**Your task**
Starting at the line that contains "Recreate this image" and stopping at the line that contains "3000, 3500, 4000];", return those lines exactly and nothing else. Both end lines count; pictures do not.

**Dataset**
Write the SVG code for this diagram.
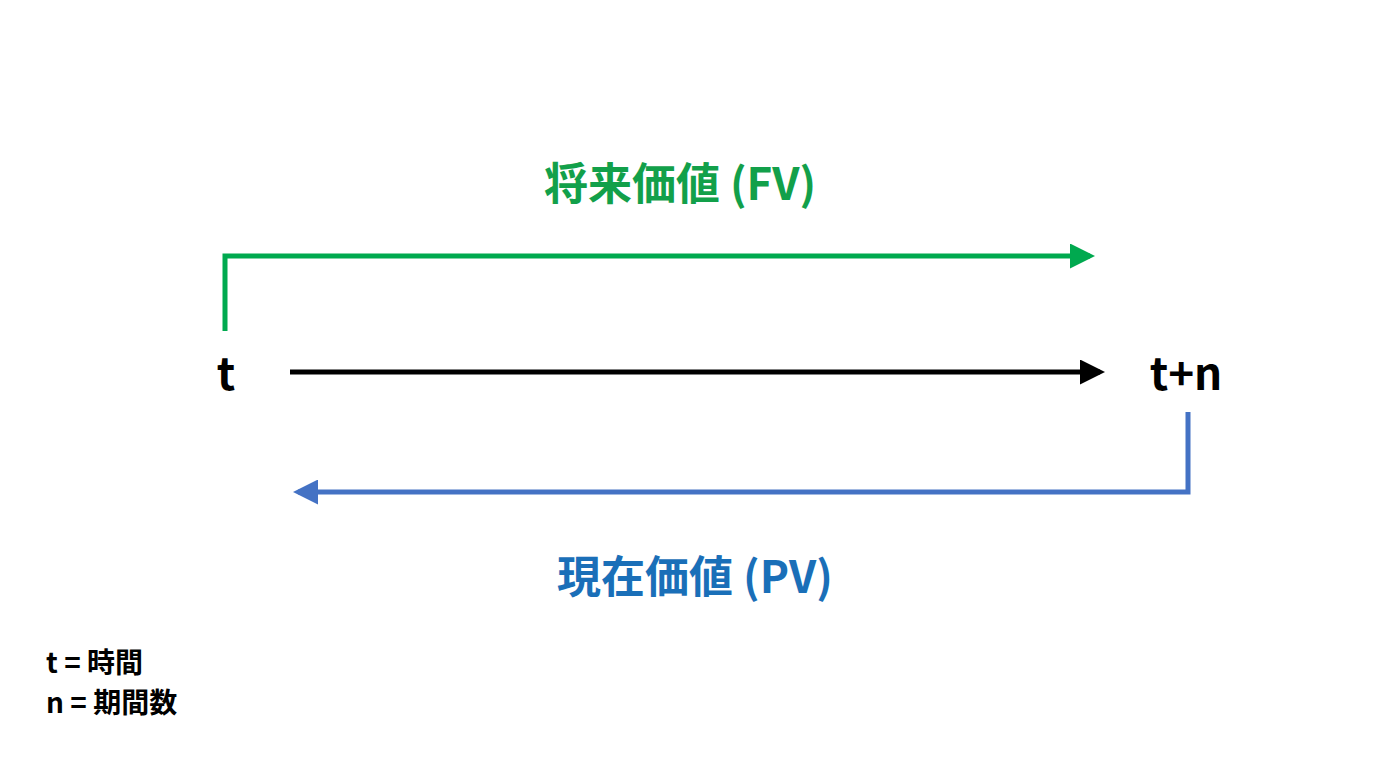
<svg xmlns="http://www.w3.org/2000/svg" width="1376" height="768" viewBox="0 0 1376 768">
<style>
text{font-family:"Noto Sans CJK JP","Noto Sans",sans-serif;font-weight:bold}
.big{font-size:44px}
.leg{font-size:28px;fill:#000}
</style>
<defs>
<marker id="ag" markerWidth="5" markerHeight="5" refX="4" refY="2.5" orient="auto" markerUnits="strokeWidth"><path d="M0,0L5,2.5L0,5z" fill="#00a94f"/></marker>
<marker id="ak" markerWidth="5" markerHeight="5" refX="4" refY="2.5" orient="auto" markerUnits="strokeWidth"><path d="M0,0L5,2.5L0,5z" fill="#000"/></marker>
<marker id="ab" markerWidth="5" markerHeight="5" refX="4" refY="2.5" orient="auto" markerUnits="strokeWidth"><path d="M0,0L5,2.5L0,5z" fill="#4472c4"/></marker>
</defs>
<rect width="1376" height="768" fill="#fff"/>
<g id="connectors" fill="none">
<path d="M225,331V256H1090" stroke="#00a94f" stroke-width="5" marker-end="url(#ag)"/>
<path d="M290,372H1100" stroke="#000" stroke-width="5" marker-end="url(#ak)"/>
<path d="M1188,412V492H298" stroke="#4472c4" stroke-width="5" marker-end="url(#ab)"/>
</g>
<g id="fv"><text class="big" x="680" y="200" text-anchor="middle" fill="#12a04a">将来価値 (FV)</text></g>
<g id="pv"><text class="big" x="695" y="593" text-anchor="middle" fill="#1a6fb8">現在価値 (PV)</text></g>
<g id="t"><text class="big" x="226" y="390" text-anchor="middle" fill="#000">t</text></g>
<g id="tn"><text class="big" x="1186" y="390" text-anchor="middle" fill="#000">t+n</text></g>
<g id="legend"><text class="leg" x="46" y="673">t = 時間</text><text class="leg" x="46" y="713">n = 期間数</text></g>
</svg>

* * *

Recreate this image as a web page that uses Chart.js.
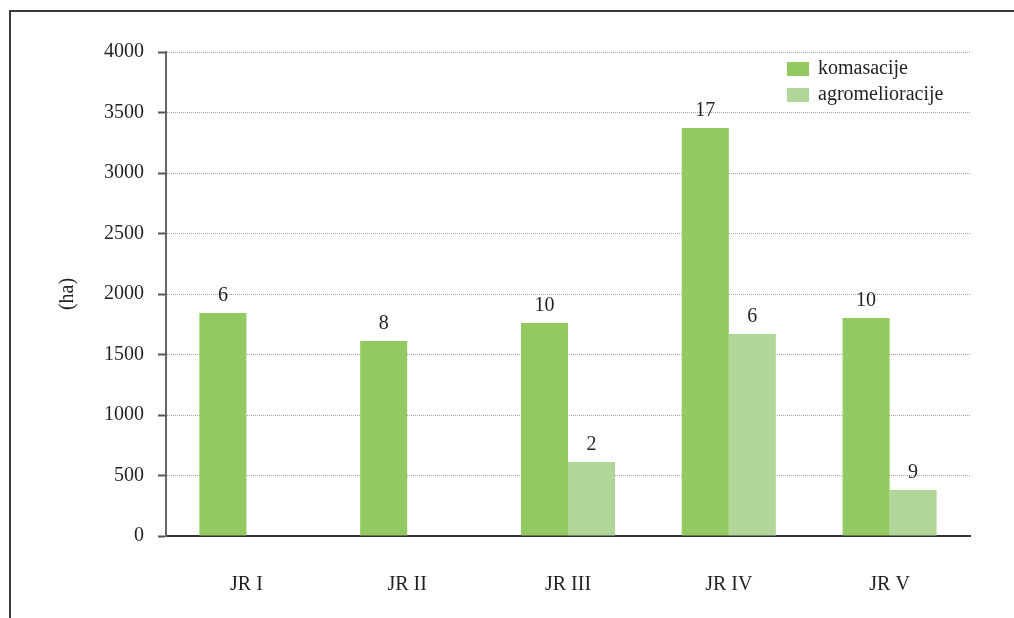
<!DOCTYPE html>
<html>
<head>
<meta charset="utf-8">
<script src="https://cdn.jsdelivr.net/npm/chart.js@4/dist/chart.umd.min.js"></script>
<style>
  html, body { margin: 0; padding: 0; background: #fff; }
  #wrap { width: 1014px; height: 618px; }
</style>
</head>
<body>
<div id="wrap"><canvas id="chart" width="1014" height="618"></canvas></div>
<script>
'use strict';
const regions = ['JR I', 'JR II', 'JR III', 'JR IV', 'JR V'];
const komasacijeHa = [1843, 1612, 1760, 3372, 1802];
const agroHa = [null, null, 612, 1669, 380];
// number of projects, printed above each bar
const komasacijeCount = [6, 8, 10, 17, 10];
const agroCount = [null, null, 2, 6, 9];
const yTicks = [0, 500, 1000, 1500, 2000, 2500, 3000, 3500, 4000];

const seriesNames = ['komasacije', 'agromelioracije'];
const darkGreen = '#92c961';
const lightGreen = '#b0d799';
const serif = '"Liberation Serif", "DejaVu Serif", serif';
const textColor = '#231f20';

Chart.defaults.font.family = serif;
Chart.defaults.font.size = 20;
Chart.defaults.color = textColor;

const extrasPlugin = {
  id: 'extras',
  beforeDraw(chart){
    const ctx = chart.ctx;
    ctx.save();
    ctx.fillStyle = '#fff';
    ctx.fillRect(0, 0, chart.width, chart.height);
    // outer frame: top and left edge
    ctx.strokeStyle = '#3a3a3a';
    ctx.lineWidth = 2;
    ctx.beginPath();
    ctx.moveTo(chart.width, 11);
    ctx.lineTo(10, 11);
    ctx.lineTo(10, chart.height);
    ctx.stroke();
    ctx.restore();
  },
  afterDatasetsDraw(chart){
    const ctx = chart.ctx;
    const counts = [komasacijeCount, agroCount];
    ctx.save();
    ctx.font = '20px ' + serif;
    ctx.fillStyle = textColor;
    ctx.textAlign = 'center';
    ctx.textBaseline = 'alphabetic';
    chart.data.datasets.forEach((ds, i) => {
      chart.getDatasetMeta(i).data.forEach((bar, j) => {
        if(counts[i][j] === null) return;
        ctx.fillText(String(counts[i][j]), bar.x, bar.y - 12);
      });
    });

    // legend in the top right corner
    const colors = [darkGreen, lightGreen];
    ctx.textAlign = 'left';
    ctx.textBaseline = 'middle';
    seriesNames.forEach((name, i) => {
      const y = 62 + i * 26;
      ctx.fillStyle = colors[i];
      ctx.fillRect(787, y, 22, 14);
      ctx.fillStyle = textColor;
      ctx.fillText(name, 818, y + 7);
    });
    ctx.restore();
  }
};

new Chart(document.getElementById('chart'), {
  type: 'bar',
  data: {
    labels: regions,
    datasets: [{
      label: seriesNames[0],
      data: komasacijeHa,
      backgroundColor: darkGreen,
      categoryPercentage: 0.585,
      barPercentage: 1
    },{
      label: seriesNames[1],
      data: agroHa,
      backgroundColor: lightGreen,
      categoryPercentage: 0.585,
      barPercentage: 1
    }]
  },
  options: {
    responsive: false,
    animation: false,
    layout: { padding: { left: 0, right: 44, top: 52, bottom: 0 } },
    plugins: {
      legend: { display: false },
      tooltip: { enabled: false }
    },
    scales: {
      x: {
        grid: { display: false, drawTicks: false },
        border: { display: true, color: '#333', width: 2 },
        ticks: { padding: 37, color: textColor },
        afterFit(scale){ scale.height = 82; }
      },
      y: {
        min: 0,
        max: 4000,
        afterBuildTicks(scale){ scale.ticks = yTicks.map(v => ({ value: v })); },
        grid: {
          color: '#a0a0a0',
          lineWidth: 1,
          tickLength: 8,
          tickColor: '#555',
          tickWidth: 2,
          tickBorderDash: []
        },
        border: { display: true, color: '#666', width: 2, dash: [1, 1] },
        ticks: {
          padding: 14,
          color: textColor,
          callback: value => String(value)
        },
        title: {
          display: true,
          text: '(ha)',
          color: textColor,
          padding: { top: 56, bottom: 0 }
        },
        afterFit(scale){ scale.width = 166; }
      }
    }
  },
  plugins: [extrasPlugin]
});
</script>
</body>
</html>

**Correct answer**
Recreate this image as a web page that uses Chart.js.
<!DOCTYPE html>
<html>
<head>
<meta charset="utf-8">
<script src="https://cdn.jsdelivr.net/npm/chart.js@4/dist/chart.umd.min.js"></script>
<style>
  html, body { margin: 0; padding: 0; background: #fff; }
  #wrap { width: 1014px; height: 618px; }
</style>
</head>
<body>
<div id="wrap"><canvas id="chart" width="1014" height="618"></canvas></div>
<script>
'use strict';
const regions = ['JR I', 'JR II', 'JR III', 'JR IV', 'JR V'];
const komasacijeHa = [1843, 1612, 1760, 3372, 1802];
const agroHa = [null, null, 612, 1669, 380];
// number of projects, printed above each bar
const komasacijeCount = [6, 8, 10, 17, 10];
const agroCount = [null, null, 2, 6, 9];
const yTicks = [0, 500, 1000, 1500, 2000, 2500, 3000, 3500, 4000];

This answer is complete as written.